◆ Request: Take the material below and retype it in full; pictures are left out.
Start of Supplied data
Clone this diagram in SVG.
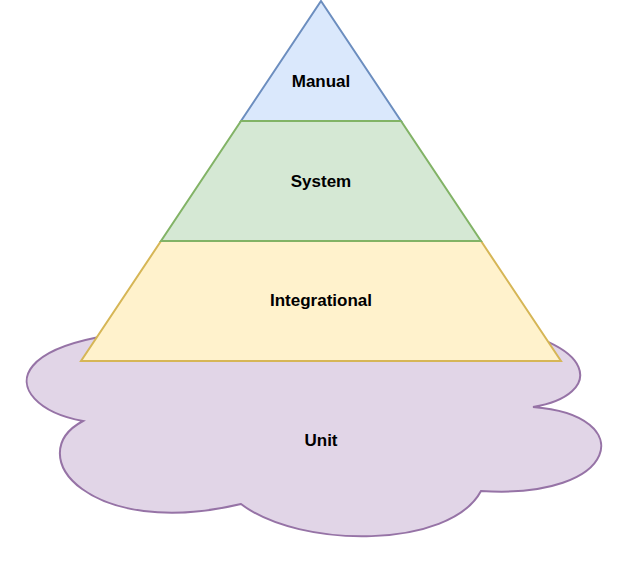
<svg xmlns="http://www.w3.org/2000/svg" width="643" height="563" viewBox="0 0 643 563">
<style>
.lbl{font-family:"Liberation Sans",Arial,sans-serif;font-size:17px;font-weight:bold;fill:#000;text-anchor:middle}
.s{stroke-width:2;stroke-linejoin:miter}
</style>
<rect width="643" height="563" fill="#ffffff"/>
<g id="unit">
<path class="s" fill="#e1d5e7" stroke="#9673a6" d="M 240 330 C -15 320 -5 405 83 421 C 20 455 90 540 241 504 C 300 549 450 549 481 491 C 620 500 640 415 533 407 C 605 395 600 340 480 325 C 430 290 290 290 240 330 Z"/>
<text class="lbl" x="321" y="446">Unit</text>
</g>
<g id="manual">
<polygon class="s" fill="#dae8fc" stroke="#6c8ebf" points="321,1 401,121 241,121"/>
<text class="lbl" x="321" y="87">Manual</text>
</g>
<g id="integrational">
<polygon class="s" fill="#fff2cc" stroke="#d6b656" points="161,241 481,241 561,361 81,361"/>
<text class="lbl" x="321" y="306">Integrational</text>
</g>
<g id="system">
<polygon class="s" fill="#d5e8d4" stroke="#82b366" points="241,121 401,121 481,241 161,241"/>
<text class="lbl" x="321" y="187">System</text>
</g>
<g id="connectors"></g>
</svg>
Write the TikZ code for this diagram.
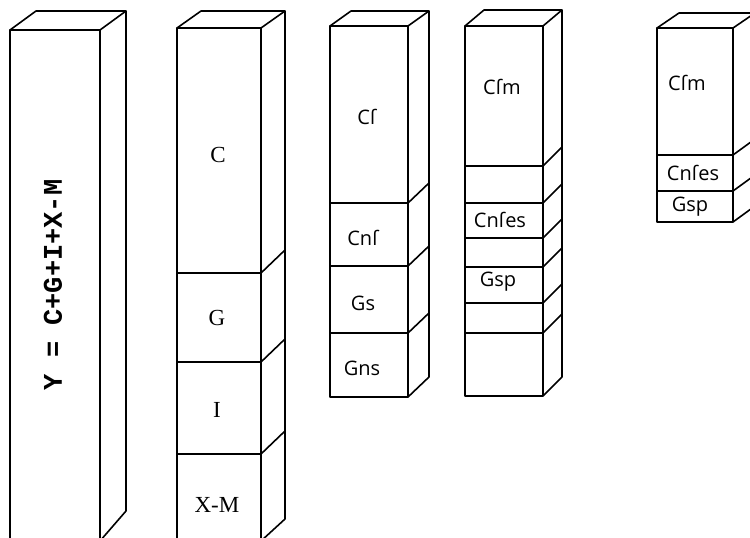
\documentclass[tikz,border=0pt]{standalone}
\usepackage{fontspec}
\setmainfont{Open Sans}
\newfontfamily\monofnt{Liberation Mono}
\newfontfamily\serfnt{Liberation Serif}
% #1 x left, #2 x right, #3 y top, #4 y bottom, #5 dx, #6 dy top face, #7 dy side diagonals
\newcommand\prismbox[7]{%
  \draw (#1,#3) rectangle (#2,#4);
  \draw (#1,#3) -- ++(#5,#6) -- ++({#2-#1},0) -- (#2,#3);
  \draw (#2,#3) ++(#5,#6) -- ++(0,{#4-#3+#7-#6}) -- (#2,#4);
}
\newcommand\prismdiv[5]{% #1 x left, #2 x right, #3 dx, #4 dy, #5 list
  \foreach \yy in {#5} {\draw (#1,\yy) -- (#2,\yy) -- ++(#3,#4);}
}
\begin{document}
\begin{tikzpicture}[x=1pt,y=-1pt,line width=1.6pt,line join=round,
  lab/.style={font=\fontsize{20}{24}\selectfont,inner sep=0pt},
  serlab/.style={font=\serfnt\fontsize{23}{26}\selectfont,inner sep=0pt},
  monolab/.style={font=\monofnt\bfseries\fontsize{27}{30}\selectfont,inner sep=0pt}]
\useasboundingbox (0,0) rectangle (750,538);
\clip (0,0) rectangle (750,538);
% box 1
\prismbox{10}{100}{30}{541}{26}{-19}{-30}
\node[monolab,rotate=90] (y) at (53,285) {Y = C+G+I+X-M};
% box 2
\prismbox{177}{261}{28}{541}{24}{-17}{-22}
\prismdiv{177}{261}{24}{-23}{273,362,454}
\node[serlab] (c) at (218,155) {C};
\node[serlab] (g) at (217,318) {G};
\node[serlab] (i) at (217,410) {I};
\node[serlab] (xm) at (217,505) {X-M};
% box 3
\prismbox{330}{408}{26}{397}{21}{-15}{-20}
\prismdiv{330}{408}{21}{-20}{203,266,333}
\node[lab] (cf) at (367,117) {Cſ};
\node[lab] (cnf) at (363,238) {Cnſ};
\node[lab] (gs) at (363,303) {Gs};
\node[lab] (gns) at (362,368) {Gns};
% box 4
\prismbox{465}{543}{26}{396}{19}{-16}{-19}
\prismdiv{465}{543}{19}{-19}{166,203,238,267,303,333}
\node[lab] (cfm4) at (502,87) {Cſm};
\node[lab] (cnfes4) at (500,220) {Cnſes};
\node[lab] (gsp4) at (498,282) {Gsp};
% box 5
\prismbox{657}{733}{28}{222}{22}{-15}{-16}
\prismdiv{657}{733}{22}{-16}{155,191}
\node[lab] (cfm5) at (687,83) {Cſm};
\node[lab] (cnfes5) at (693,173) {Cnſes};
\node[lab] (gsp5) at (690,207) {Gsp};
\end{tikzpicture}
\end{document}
End of Supplied data
◆ Written answer:
Clone this diagram in SVG.
<svg xmlns="http://www.w3.org/2000/svg" width="643" height="563" viewBox="0 0 643 563">
<style>
.lbl{font-family:"Liberation Sans",Arial,sans-serif;font-size:17px;font-weight:bold;fill:#000;text-anchor:middle}
.s{stroke-width:2;stroke-linejoin:miter}
</style>
<rect width="643" height="563" fill="#ffffff"/>
<g id="unit">
<path class="s" fill="#e1d5e7" stroke="#9673a6" d="M 240 330 C -15 320 -5 405 83 421 C 20 455 90 540 241 504 C 300 549 450 549 481 491 C 620 500 640 415 533 407 C 605 395 600 340 480 325 C 430 290 290 290 240 330 Z"/>
<text class="lbl" x="321" y="446">Unit</text>
</g>
<g id="manual">
<polygon class="s" fill="#dae8fc" stroke="#6c8ebf" points="321,1 401,121 241,121"/>
<text class="lbl" x="321" y="87">Manual</text>
</g>
<g id="integrational">
<polygon class="s" fill="#fff2cc" stroke="#d6b656" points="161,241 481,241 561,361 81,361"/>
<text class="lbl" x="321" y="306">Integrational</text>
</g>
<g id="system">
<polygon class="s" fill="#d5e8d4" stroke="#82b366" points="241,121 401,121 481,241 161,241"/>
<text class="lbl" x="321" y="187">System</text>
</g>
<g id="connectors"></g>
</svg>
Write the TikZ code for this diagram.
\documentclass[tikz,border=0pt]{standalone}
\usepackage{fontspec}
\setmainfont{Open Sans}
\newfontfamily\monofnt{Liberation Mono}
\newfontfamily\serfnt{Liberation Serif}
% #1 x left, #2 x right, #3 y top, #4 y bottom, #5 dx, #6 dy top face, #7 dy side diagonals
\newcommand\prismbox[7]{%
  \draw (#1,#3) rectangle (#2,#4);
  \draw (#1,#3) -- ++(#5,#6) -- ++({#2-#1},0) -- (#2,#3);
  \draw (#2,#3) ++(#5,#6) -- ++(0,{#4-#3+#7-#6}) -- (#2,#4);
}
\newcommand\prismdiv[5]{% #1 x left, #2 x right, #3 dx, #4 dy, #5 list
  \foreach \yy in {#5} {\draw (#1,\yy) -- (#2,\yy) -- ++(#3,#4);}
}
\begin{document}
\begin{tikzpicture}[x=1pt,y=-1pt,line width=1.6pt,line join=round,
  lab/.style={font=\fontsize{20}{24}\selectfont,inner sep=0pt},
  serlab/.style={font=\serfnt\fontsize{23}{26}\selectfont,inner sep=0pt},
  monolab/.style={font=\monofnt\bfseries\fontsize{27}{30}\selectfont,inner sep=0pt}]
\useasboundingbox (0,0) rectangle (750,538);
\clip (0,0) rectangle (750,538);
% box 1
\prismbox{10}{100}{30}{541}{26}{-19}{-30}
\node[monolab,rotate=90] (y) at (53,285) {Y = C+G+I+X-M};
% box 2
\prismbox{177}{261}{28}{541}{24}{-17}{-22}
\prismdiv{177}{261}{24}{-23}{273,362,454}
\node[serlab] (c) at (218,155) {C};
\node[serlab] (g) at (217,318) {G};
\node[serlab] (i) at (217,410) {I};
\node[serlab] (xm) at (217,505) {X-M};
% box 3
\prismbox{330}{408}{26}{397}{21}{-15}{-20}
\prismdiv{330}{408}{21}{-20}{203,266,333}
\node[lab] (cf) at (367,117) {Cſ};
\node[lab] (cnf) at (363,238) {Cnſ};
\node[lab] (gs) at (363,303) {Gs};
\node[lab] (gns) at (362,368) {Gns};
% box 4
\prismbox{465}{543}{26}{396}{19}{-16}{-19}
\prismdiv{465}{543}{19}{-19}{166,203,238,267,303,333}
\node[lab] (cfm4) at (502,87) {Cſm};
\node[lab] (cnfes4) at (500,220) {Cnſes};
\node[lab] (gsp4) at (498,282) {Gsp};
% box 5
\prismbox{657}{733}{28}{222}{22}{-15}{-16}
\prismdiv{657}{733}{22}{-16}{155,191}
\node[lab] (cfm5) at (687,83) {Cſm};
\node[lab] (cnfes5) at (693,173) {Cnſes};
\node[lab] (gsp5) at (690,207) {Gsp};
\end{tikzpicture}
\end{document}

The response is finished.